Lo provocativo de la falacia
Las falacias, esas construcciones argumentativas que aparentan ser válidas pero que en el fondo carecen de lógica, ocupan un lugar relevante en el ámbito jurídico. Desde los juicios en la Antigua Grecia hasta las modernas discusiones legales, las falacias han sido utilizadas para persuadir, confundir y, en algunos casos, manipular decisiones. En este artículo, exploraremos el concepto de falacia, sus orígenes históricos, sus principales clasificaciones y su impacto en el derecho y la sociedad, aportando ejemplos concretos y casos emblemáticos.
El término falacia proviene del latín fallacia, que significa engaño o truco. Aristóteles, en su obra Refutaciones sofísticas (c. 350 a. C.), identificó y clasificó varios tipos de falacias y consideró que eran herramientas de los sofistas para ganar debates sin recurrir a la verdad.
En el Medioevo, el estudio de las falacias se incorporó en la lógica formal y fue conocido como la “lógica escolástica”. El monje Pedro Abelardo y Santo Tomás de Aquino profundizaron en la naturaleza del razonamiento erróneo en su contexto teológico y jurídico. A ellos les estamos agradecidos porque nos dieron las bases del análisis crítico en los debates legales.
Podemos definir a la falacia como un razonamiento defectuoso que aparenta ser válido. Esto se debe a un error lógico, una manipulación del lenguaje o una apelación emocional indebida. En el derecho, las falacias suelen presentarse en diversos ámbitos: judiciales, legislativos y de negocios; y suelen influir en la toma de decisiones u obtención de resultados.
En nuestro derecho contemporáneo, identificar falacias es una habilidad retórica esencial para proteger la imparcialidad y la justicia, así como para segregar lo válido de lo aparente. Tal como nos indica Walton (2008), en Informal Logic: A Pragmatic Approach, el análisis de las falacias es esencial para desmantelar argumentos que, aunque persuasivos, carecen de sustento lógico.
Las falacias son de varios tipos, siendo las más utilizadas las siguientes: (i) de relevancia, que introducen elementos ajenos al tema para desviar la atención o manipular las emociones.
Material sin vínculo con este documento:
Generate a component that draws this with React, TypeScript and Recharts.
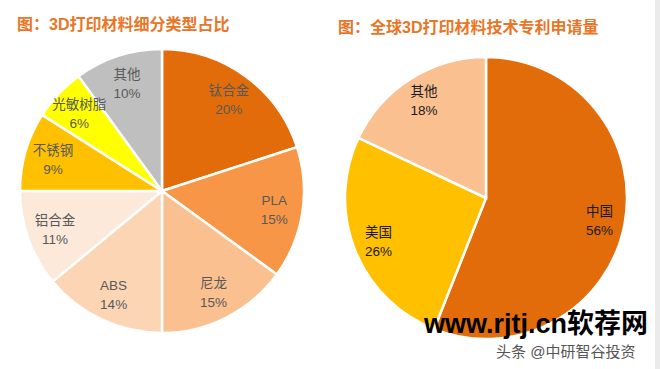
import React from "react";
import { PieChart, Pie, Cell } from "recharts";

// 左图：3D打印材料细分类型占比
const materialNames = ["钛合金", "PLA", "尼龙", "ABS", "铝合金", "不锈钢", "光敏树脂", "其他"];
const materialShares = [20, 15, 15, 14, 11, 9, 6, 10];
const materialColors = ["#E36C0A", "#F79646", "#FAC090", "#FCD5B5", "#FDE9D9", "#FFC000", "#FFFF00", "#BFBFBF"];

// 右图：全球3D打印材料技术专利申请量
const patentNames = ["中国", "美国", "其他"];
const patentShares = [56, 26, 18];
const patentColors = ["#E36C0A", "#FFC000", "#FAC090"];

const materialData = materialNames.map((name, i) => ({ name, value: materialShares[i] }));
const patentData = patentNames.map((name, i) => ({ name, value: patentShares[i] }));

const RADIAN = Math.PI / 180;
const FONT = '"Liberation Sans", "Noto Sans CJK SC", sans-serif';

const makeLabel = (color: string, ratio: number) => (props: any) => {
  const { cx, cy, midAngle, outerRadius, name, value } = props;
  const r = outerRadius * ratio;
  const x = cx + r * Math.cos(-midAngle * RADIAN);
  const y = cy + r * Math.sin(-midAngle * RADIAN);
  return (
    <text x={x} y={y} fill={color} fontSize={13.5} fontFamily={FONT} textAnchor="middle">
      <tspan x={x} dy={-4}>{name}</tspan>
      <tspan x={x} dy={19}>{`${value}%`}</tspan>
    </text>
  );
};

const titleStyle: React.CSSProperties = {
  position: "absolute",
  color: "#EA7526",
  fontSize: 16,
  fontWeight: "bold",
  fontFamily: FONT,
  whiteSpace: "nowrap",
  lineHeight: "20px",
};

const App: React.FC = () => {
  return (
    <div style={{ position: "absolute", left: 0, top: 0, width: 660, height: 369, background: "#FFFFFF", overflow: "hidden" }}>
      <div style={{ position: "absolute", left: 655, top: 0, width: 5, height: 369, background: "#EBEBEB" }} />
      <div style={{ ...titleStyle, left: 17, top: 15 }}>图：3D打印材料细分类型占比</div>
      <div style={{ ...titleStyle, left: 338, top: 18 }}>图：全球3D打印材料技术专利申请量</div>
      <div style={{ position: "absolute", left: 0, top: 0 }}>
        <PieChart width={660} height={369} margin={{ top: 0, right: 0, bottom: 0, left: 0 }}>
          <Pie
            data={materialData}
            dataKey="value"
            nameKey="name"
            cx={162}
            cy={191}
            outerRadius={142}
            startAngle={90}
            endAngle={-270}
            stroke="#FFFFFF"
            strokeWidth={2.5}
            labelLine={false}
            label={makeLabel("#595959", 0.8)}
            isAnimationActive={false}
          >
            {materialData.map((entry, index) => (
              <Cell key={`m-${index}`} fill={materialColors[index]} />
            ))}
          </Pie>
          <Pie
            data={patentData}
            dataKey="value"
            nameKey="name"
            cx={486}
            cy={198}
            outerRadius={141}
            startAngle={90}
            endAngle={-270}
            stroke="#FFFFFF"
            strokeWidth={2.5}
            labelLine={false}
            label={makeLabel("#1A1A1A", 0.82)}
            isAnimationActive={false}
          >
            {patentData.map((entry, index) => (
              <Cell key={`p-${index}`} fill={patentColors[index]} />
            ))}
          </Pie>
        </PieChart>
      </div>
      <div
        style={{
          position: "absolute",
          left: 424,
          top: 308,
          fontSize: 27,
          fontWeight: "bold",
          fontFamily: FONT,
          color: "#000000",
          whiteSpace: "nowrap",
          lineHeight: "32px",
        }}
      >
        www.rjtj.cn软荐网
      </div>
      <div
        style={{
          position: "absolute",
          left: 496,
          top: 343,
          fontSize: 15,
          fontFamily: FONT,
          color: "#555555",
          whiteSpace: "nowrap",
          lineHeight: "18px",
          textShadow: "0 0 2px #FFFFFF, 0 0 2px #FFFFFF",
        }}
      >
        头条 @中研智谷投资
      </div>
    </div>
  );
};

export default App;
El caso claro es la ad hominem, donde se ataca a la persona en lugar del argumento, o la ad verecundiam, o falacia de autoridad; (ii) de generalización apresurada, cuando se extraen conclusiones generales a partir de casos aislados, lo que lleva a prejuicios y decisiones injustas; (iii) de causalidad falsa (post hoc), cuando se asume que una relación temporal implica una relación causal. Esta es utilizada en procesos judiciales para establecer responsabilidades sin pruebas suficientes; (iv) de apelación emocional, cuando se recurre a sentimientos como el miedo, la compasión o la indignación en lugar de proporcionar pruebas racionales; (v) de ambigüedad, que utiliza términos ambiguos o vagos para confundir o manipular, lo que genera diversas interpretaciones de normas o contratos, como, por ejemplo, “plazo razonable”.
El uso de las falacias genera un impacto significativo, usualmente negativo, en la percepción de la justicia y la equidad. Erosionan la confianza y credibilidad en las instituciones, sesgan las decisiones y perpetúan estereotipos o prejuicios personales y sociales.
Como nos indicó el maestro Francisco García Calderón, en su obra La sociedad y el derecho (1920), la justicia no es solo un ideal, sino un arte que exige discernir entre lo aparente y lo verdadero. Recordemos el ideal de contar con un derecho más justo, equitativo y nada falaz.